A few weeks missed, for which apologies. I've been working my way through Julie Bertagna's recently-completed trilogy of young adult novels about a drowned world (Exodus, Zenith, Aurora; I'm not aware of an overarching name for the series); having finished them I'm trying to wrestle my thoughts about them into something essay-shaped for Vector, which is proving more challenging than I'd hoped, since I can't decide what the most important thing to say is. Do I want to talk about the protagonist, Mara, as a leader? Or discuss the Stephen Baxter-ish sense that life will always find a way, in the range of new communities that Mara encounters as she travels across the globe? Or describe the pleasingly ambiguous relationship between nature and technology that is elaborated? Or consider the commentary on story as a necessary tool for understanding and changing the world? Maybe I could just explain in detail how hilariously inapt the post-Twilight new covers are, for attempting to frame the series as primarily a love story. Anyway: a tin-ear for neologisms aside ("cyberwizz", honestly) these are good, smart, rewarding books.
Since I was thinking about climate change and fiction anyway as a result of the Bertagna books, I've also been working my way through the recent Verso anthology I'm With the Bears (which, oddly, doesn't mention the editor's name on the cover; it's one Mark Martin, apparently). The most satisfying thing about the book, unfortunately, is the table of contents: it's quite exciting to see Margaret Atwood and David Mitchell in the same book as Paolo Bacigalupi and Kim Stanley Robinson for once. It's a slightly rum bunch of stories, though. The Atwood is a three-page fable, the Mitchell a not bad but awfully generic post-apocalypse story with environmental window-dressing, the Bacigalupi the equally not bad but not exactly potent "The Tamarisk Hunter". The Robinson is an extract from Sixty Days and Counting -- not one of the big set-piece events, or one of the discussions of climate politics, but a fine piece of nature writing about hiking in the Sierra Nevada mountains. There's also the enthusiastic but daft "Newromancer" by Toby Litt, in which a future government decrees that everyone must re-enact 1940 to save energy, and rebels start up secret eighties nights, and an extract from Lydia Millet's How the Dead Dream that doesn't work terribly well in isolation but reminds me I should read the novel, and a few other pieces. One new (or at least new in English) story did excite me: "Arzestula" by Wu Ming 1, which is narrated by a middle-aged Italian woman after the Crisis, travelling across the country to her childhood home. She used to be a novelist; now she doesn't write but tells of the "future perfect", the deep time to come that we should work to preserve. There's a lot of rumination on loss, the loss of people and the loss of language, and how a landscape is never the same described through different eyes in different words; and glimpses of a worn, troubled world in which life nevertheless goes on.
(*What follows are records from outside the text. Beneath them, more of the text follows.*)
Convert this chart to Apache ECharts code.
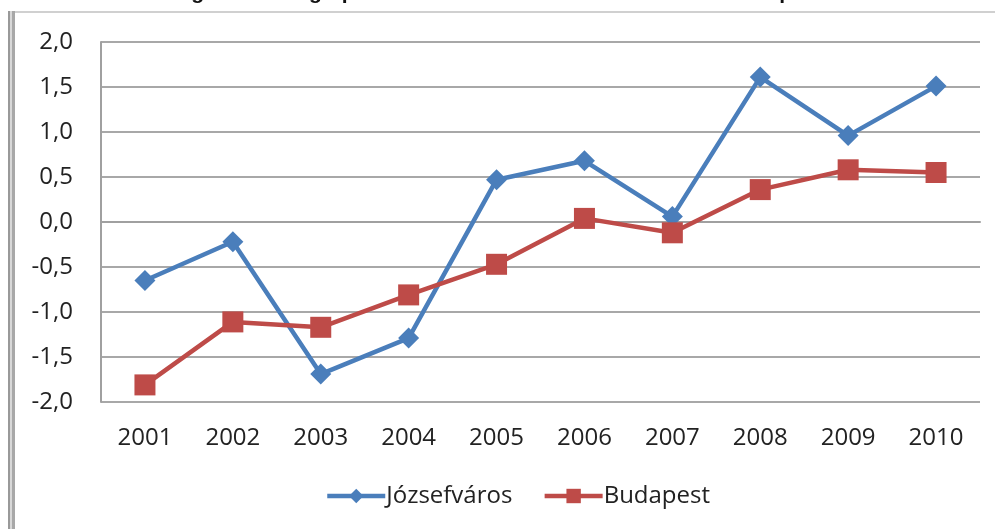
<!DOCTYPE html>
<html>
<head>
<meta charset="utf-8">
<script src="https://cdn.jsdelivr.net/npm/echarts@6/dist/echarts.min.js"></script>
<style>html,body{margin:0;padding:0;background:#fff}#c{width:995px;height:529px}</style>
</head>
<body>
<div id="c"></div>
<script>
const years = ['2001','2002','2003','2004','2005','2006','2007','2008','2009','2010'];
const jozsefvaros = [-0.65, -0.22, -1.69, -1.29, 0.47, 0.68, 0.06, 1.61, 0.96, 1.51];
const budapest = [-1.81, -1.11, -1.17, -0.81, -0.47, 0.04, -0.12, 0.36, 0.58, 0.55];
const titleText = 'Fig. 2.6 Demographic balance rates of Józsefváros and Budapest';

const chart = echarts.init(document.getElementById('c'));
const font = '"Open Sans", sans-serif';
chart.setOption({
  animation: false,
  backgroundColor: '#fff',
  grid: { left: 101, right: 15, top: 42, bottom: 127, containLabel: false },
  graphic: [
    { type: 'text', left: 'center', top: -17, style: { text: titleText, font: 'bold 21px "Liberation Sans", Arial, sans-serif', fill: '#111' } },
    { type: 'rect', shape: { x: 14, y: 11, width: 981, height: 2 }, style: { fill: '#d0d0d0' } },
    { type: 'rect', shape: { x: 8, y: 11, width: 2, height: 518 }, style: { fill: '#999' } },
    { type: 'rect', shape: { x: 10, y: 11, width: 2, height: 518 }, style: { fill: '#d8d8d8' } },
    { type: 'rect', shape: { x: 12, y: 11, width: 3, height: 518 }, style: { fill: '#a8a8a8' } }
  ],
  legend: {
    bottom: 16, left: 320,
    itemWidth: 58, itemHeight: 18, itemGap: 30,
    lineStyle: { width: 4.5 },
    textStyle: { fontFamily: font, fontSize: 24, color: '#222', padding: [0, 0, 0, -4] },
    data: ['Józsefváros', 'Budapest']
  },
  xAxis: {
    type: 'category', data: years, boundaryGap: true,
    axisLine: { lineStyle: { color: '#a0a0a0', width: 2 } },
    axisTick: { show: false },
    axisLabel: { fontFamily: font, fontSize: 24, color: '#222', margin: 24 }
  },
  yAxis: {
    type: 'value', min: -2, max: 2, interval: 0.5,
    axisLine: { show: true, lineStyle: { color: '#a0a0a0', width: 2 } },
    axisTick: { show: false },
    splitLine: { lineStyle: { color: '#a8a8a8', width: 2 } },
    axisLabel: { fontFamily: font, fontSize: 24, color: '#222', margin: 28,
      formatter: v => v.toFixed(1).replace('.', ',') }
  },
  series: [
    { name: 'Józsefváros', type: 'line', data: jozsefvaros,
      symbol: 'diamond', symbolSize: 21,
      lineStyle: { color: '#4A7EBB', width: 4.5 },
      itemStyle: { color: '#4A7EBB' } },
    { name: 'Budapest', type: 'line', data: budapest,
      symbol: 'rect', symbolSize: 21,
      lineStyle: { color: '#BE4B48', width: 4.5 },
      itemStyle: { color: '#BE4B48' } }
  ]
});
</script>
</body>
</html>
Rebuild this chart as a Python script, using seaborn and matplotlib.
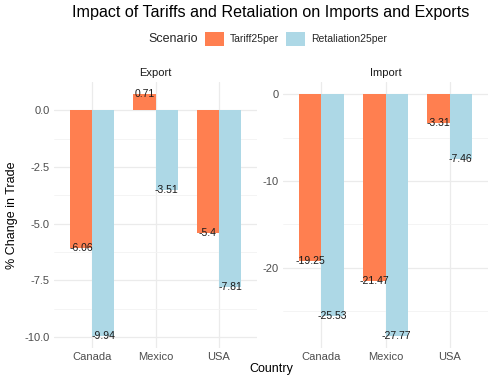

The introduction of I'm With the Bears by Bill McKibben has, in turn, led me to The Global Warming Reader he recently edited for OR Books, which collects significant texts under three headings -- "Science", "Politics" and "Meaning" -- to give a sense of how our understanding of climate change, and the debate about it, has evolved. Which, in turn, enables me to go back to a post I made here earlier this year about a timeline for anthropogenic earth-set climate change sf, and establish some firmer parameters. According to McKibben, the paper that "could be considered the opening volley in the climate wars" was published in 1957; The Drowning World and Hothouse were published in 1962, although neither (so far as I can recall) acknowledges a human contribution to their warming. The best candidate I can come up with for the first actual climate change novel is Heat by Arthur Herzog, first published in 1977, even if it sounds like an obnoxious hero-engineer story; though I wouldn't be surprised if some ecofeminist sf has him beat. And then you get a great popularisation of climate change in the late eighties, spurred by James Hansen and by McKibben himself, and a rush of sf around that time that deals with it to a greater or lesser extent: Turner's The Sea and Summer, Niven and Pournelle's Fallen Angels, Rosenblum's The Drylands, Sterling's Heavy Weather, for example. And since the IPCC second report in 1995 there's been a steady stream, although I'm not sure climate change has yet had its moment of sfnal trendiness.
I've been considering making note of books I'm looking forward to, as well as books I've read, and this seems like as good a time to start as any, since in flagging up Kim Stanley Robinson's 2312 (due out next May) I have an excuse to link to this excellent Coode Street podcast about the book, in which it is described as Robinson's "dos Passos meets Asimov book" (with authorial approval). Which sounds rather marvellous to me.